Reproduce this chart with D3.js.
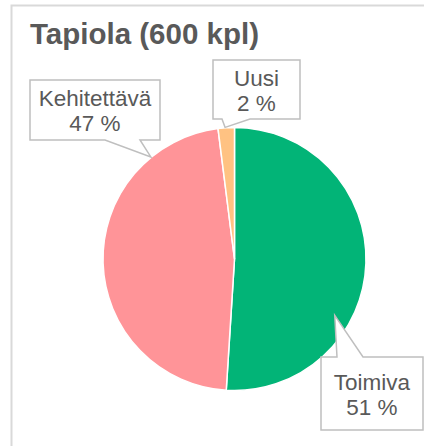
<!DOCTYPE html>
<html>
<head>
<meta charset="utf-8">
<script src="https://cdn.jsdelivr.net/npm/d3@7"></script>
<style>
  body { margin: 0; background: #fff; }
  svg { display: block; font-family: "Liberation Sans", Arial, sans-serif; }
</style>
</head>
<body>
<svg id="chart" width="424" height="446"></svg>
<script>
// data
var categories = ["Toimiva", "Kehitettävä", "Uusi"];
var shares = [51, 47, 2];
var colors = ["#02B477", "#FF9498", "#FFC282"];
var title = "Tapiola (600 kpl)";

var svg = d3.select("#chart");

// outer frame (clipped at right and bottom)
svg.append("rect")
  .attr("x", 11.5).attr("y", 5.5)
  .attr("width", 440).attr("height", 460)
  .attr("fill", "none")
  .attr("stroke", "#D9D9D9")
  .attr("stroke-width", 2);

svg.append("text")
  .attr("x", 30).attr("y", 44)
  .attr("fill", "#595959")
  .attr("font-size", 29.5)
  .attr("font-weight", "bold")
  .text(title);

var cx = 234.5, cy = 259, radius = 131.5;

var data = categories.map(function(c, i) { return {name: c, value: shares[i], color: colors[i]}; });

var pie = d3.pie()
  .sort(null)
  .value(function(d) { return d.value; });

var arc = d3.arc().innerRadius(0).outerRadius(radius);

var g = svg.append("g").attr("transform", "translate(" + cx + "," + cy + ")");

var arcs = pie(data);

g.selectAll("path")
  .data(arcs)
  .enter().append("path")
  .attr("d", arc)
  .attr("fill", function(d) { return d.data.color; })
  .attr("stroke", "#fff")
  .attr("stroke-width", 1.5);

// callout layout: box in page coords, wedge base on one edge, tip as fraction of slice + radius
var callouts = [
  {box: [321, 357, 102, 73], edge: "top", base: [337, 363], tipFrac: 0.65, tipR: 115},
  {box: [30, 80, 130, 60], edge: "bottom", base: [105, 140], tipFrac: 0.81, tipR: 132},
  {box: [213, 60, 87, 59], edge: "bottom", base: [222, 250], tipFrac: 0.43, tipR: 132}
];

function tipPoint(a, c) {
  var ang = a.startAngle + (a.endAngle - a.startAngle) * c.tipFrac;
  return [cx + Math.sin(ang) * c.tipR, cy - Math.cos(ang) * c.tipR];
}

arcs.forEach(function(a, i) {
  var c = callouts[i];
  var x = c.box[0], y = c.box[1], w = c.box[2], h = c.box[3];
  var t = tipPoint(a, c);
  var pts;
  if (c.edge === "bottom") {
    pts = [[x, y], [x + w, y], [x + w, y + h], [c.base[1], y + h], t, [c.base[0], y + h], [x, y + h]];
  } else {
    pts = [[x, y], [c.base[0], y], t, [c.base[1], y], [x + w, y], [x + w, y + h], [x, y + h]];
  }
  svg.append("path")
    .attr("d", d3.line()(pts) + "Z")
    .attr("fill", "#fff")
    .attr("stroke", "#BFBFBF")
    .attr("stroke-width", 1.5);

  var lbl = svg.append("text")
    .attr("text-anchor", "middle")
    .attr("fill", "#595959")
    .attr("font-size", 22.5);
  lbl.append("tspan")
    .attr("x", x + w / 2).attr("y", y + h / 2 - 4)
    .text(a.data.name);
  lbl.append("tspan")
    .attr("x", x + w / 2).attr("y", y + h / 2 + 21)
    .text(a.data.value + " %");
});
</script>
</body>
</html>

== == ==

Every line above should be repeated exactly; pictures stay out of the copy.

■ SOLUTION TO THE PROBLEM ■
Reproduce this chart with D3.js.
<!DOCTYPE html>
<html>
<head>
<meta charset="utf-8">
<script src="https://cdn.jsdelivr.net/npm/d3@7"></script>
<style>
  body { margin: 0; background: #fff; }
  svg { display: block; font-family: "Liberation Sans", Arial, sans-serif; }
</style>
</head>
<body>
<svg id="chart" width="424" height="446"></svg>
<script>
// data
var categories = ["Toimiva", "Kehitettävä", "Uusi"];
var shares = [51, 47, 2];
var colors = ["#02B477", "#FF9498", "#FFC282"];
var title = "Tapiola (600 kpl)";

var svg = d3.select("#chart");

// outer frame (clipped at right and bottom)
svg.append("rect")
  .attr("x", 11.5).attr("y", 5.5)
  .attr("width", 440).attr("height", 460)
  .attr("fill", "none")
  .attr("stroke", "#D9D9D9")
  .attr("stroke-width", 2);

svg.append("text")
  .attr("x", 30).attr("y", 44)
  .attr("fill", "#595959")
  .attr("font-size", 29.5)
  .attr("font-weight", "bold")
  .text(title);

var cx = 234.5, cy = 259, radius = 131.5;

var data = categories.map(function(c, i) { return {name: c, value: shares[i], color: colors[i]}; });

var pie = d3.pie()
  .sort(null)
  .value(function(d) { return d.value; });

var arc = d3.arc().innerRadius(0).outerRadius(radius);

var g = svg.append("g").attr("transform", "translate(" + cx + "," + cy + ")");

var arcs = pie(data);

g.selectAll("path")
  .data(arcs)
  .enter().append("path")
  .attr("d", arc)
  .attr("fill", function(d) { return d.data.color; })
  .attr("stroke", "#fff")
  .attr("stroke-width", 1.5);

// callout layout: box in page coords, wedge base on one edge, tip as fraction of slice + radius
var callouts = [
  {box: [321, 357, 102, 73], edge: "top", base: [337, 363], tipFrac: 0.65, tipR: 115},
  {box: [30, 80, 130, 60], edge: "bottom", base: [105, 140], tipFrac: 0.81, tipR: 132},
  {box: [213, 60, 87, 59], edge: "bottom", base: [222, 250], tipFrac: 0.43, tipR: 132}
];

function tipPoint(a, c) {
  var ang = a.startAngle + (a.endAngle - a.startAngle) * c.tipFrac;
  return [cx + Math.sin(ang) * c.tipR, cy - Math.cos(ang) * c.tipR];
}

arcs.forEach(function(a, i) {
  var c = callouts[i];
  var x = c.box[0], y = c.box[1], w = c.box[2], h = c.box[3];
  var t = tipPoint(a, c);
  var pts;
  if (c.edge === "bottom") {
    pts = [[x, y], [x + w, y], [x + w, y + h], [c.base[1], y + h], t, [c.base[0], y + h], [x, y + h]];
  } else {
    pts = [[x, y], [c.base[0], y], t, [c.base[1], y], [x + w, y], [x + w, y + h], [x, y + h]];
  }
  svg.append("path")
    .attr("d", d3.line()(pts) + "Z")
    .attr("fill", "#fff")
    .attr("stroke", "#BFBFBF")
    .attr("stroke-width", 1.5);

  var lbl = svg.append("text")
    .attr("text-anchor", "middle")
    .attr("fill", "#595959")
    .attr("font-size", 22.5);
  lbl.append("tspan")
    .attr("x", x + w / 2).attr("y", y + h / 2 - 4)
    .text(a.data.name);
  lbl.append("tspan")
    .attr("x", x + w / 2).attr("y", y + h / 2 + 21)
    .text(a.data.value + " %");
});
</script>
</body>
</html>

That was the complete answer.